Debt crisis: time running out, warns Barack Obama US President Barack Obama during a press conference on the debt ceiling in which he said Republican proposals for a budget deal without tax increases were not credible. Photograph: Mandel Ngan/AFP/Getty Images

Barack Obama has warned that the US is "running out of time" to raise the limit on US government borrowing and that failure to do so will lead in effect to a tax increase for all Americans, because a downgrade of the country's credit rating would cause an interest rate rise.

The president's warning was reinforced by a threat from the ratings agency Standard & Poor's to strip the US of its AAA standing if no long-term political deal is reached to tackle government spending and debt.

As Obama and Republican leaders in Congress continued to wrangle over the terms for approving an increase in the US's $14.3 trillion (?8.9tn) debt ceiling by the 2 August deadline – with Republicans rejecting Obama's demand that tax increases for the wealthy accompany sharp budget cuts – the president warned ordinary Americans of the seriousness of the situation.

"This is not some abstract issue. These are obligations that the United States has taken on in the past. The Congress has run up the credit card and we now have an obligation to pay our bills. If we do not it could have a whole set of adverse consequences. We could end up with a situation, for example, where interest rates rise for everybody all throughout the country, effectively a tax increase on everybody," he said.

But Obama also told a White House press conference that while the situation was serious, it could be resolved. "We don't have to do anything radical to solve this problem. Contrary to what some folks say, we're not Greece, we're not Portugal.

"It turns out that our problem is we cut taxes without paying for them over the last decade ... We fought two wars. We didn't pay for them. We had a bad recession that required a recovery act and stimulus spending."

S&P, which follows Moody's in warning of a possible downgrading of the US's top credit rating, put America on negative watch on Thursday and said there was "at least a one-in-two likelihood" that it could downgrade its debt "by one or more notches ... if we conclude that Congress and the administration have not achieved a credible solution to the rising US government debt burden and are not likely to achieve one in the foreseeable future".

Obama said that political leaders "should not even be this close to a deadline on this issue", but he stood firm in his opposition to Republican plans for $2.4tn in immediate spending cuts. The president said to achieve that level of savings without added tax revenues would require the "gutting" of social programmes that he could not support. He said that when ordinary Americans are asked to contribute more to retirement and healthcare programmes, then "millionaires and billionaires can afford to do a bit more".

Republican leaders in the US Senate appeared to be edging closer to an emergency deal with Democrats that would permit the president to raise the debt ceiling unilaterally, but there was continued opposition from fiscal conservatives in the House of Representatives who view such an arrangement as a victory for the White House. Obama said that the Republicans had "boxed themselves in" with election commitments.

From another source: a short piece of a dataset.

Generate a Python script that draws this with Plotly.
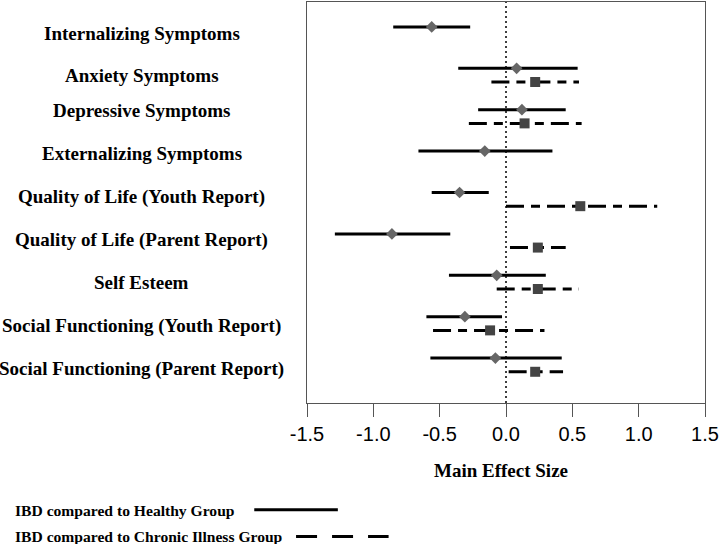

The Republican leadership in the House of Representatives said it won control of the lower house of Congress in last November's election with a mandate to sharply cut government spending without any increase in taxes.

The Tea Party movement and fiscal conservatives intend to hold newly elected House members to that commitment, and warn that any deal with the president that does not include deep cuts or permits tax increases will be viewed as a betrayal.

Obama described any temporary solution that did not tackle long-term spending problems as the least attractive option. "We have a unique opportunity to do something big. We have a chance to stabilise America's finances for a decade, for 15 years or 20 years, if we're willing to seize the moment," he said.

John Chambers, chairman of S&P's sovereign ratings committee, also warned that an interim solution of the kind under discussion in the Senate would not be good enough and that Washington must tackle the long-term debt issue. "If you get a small agreement, that will lead to a downgrade," he told Reuters.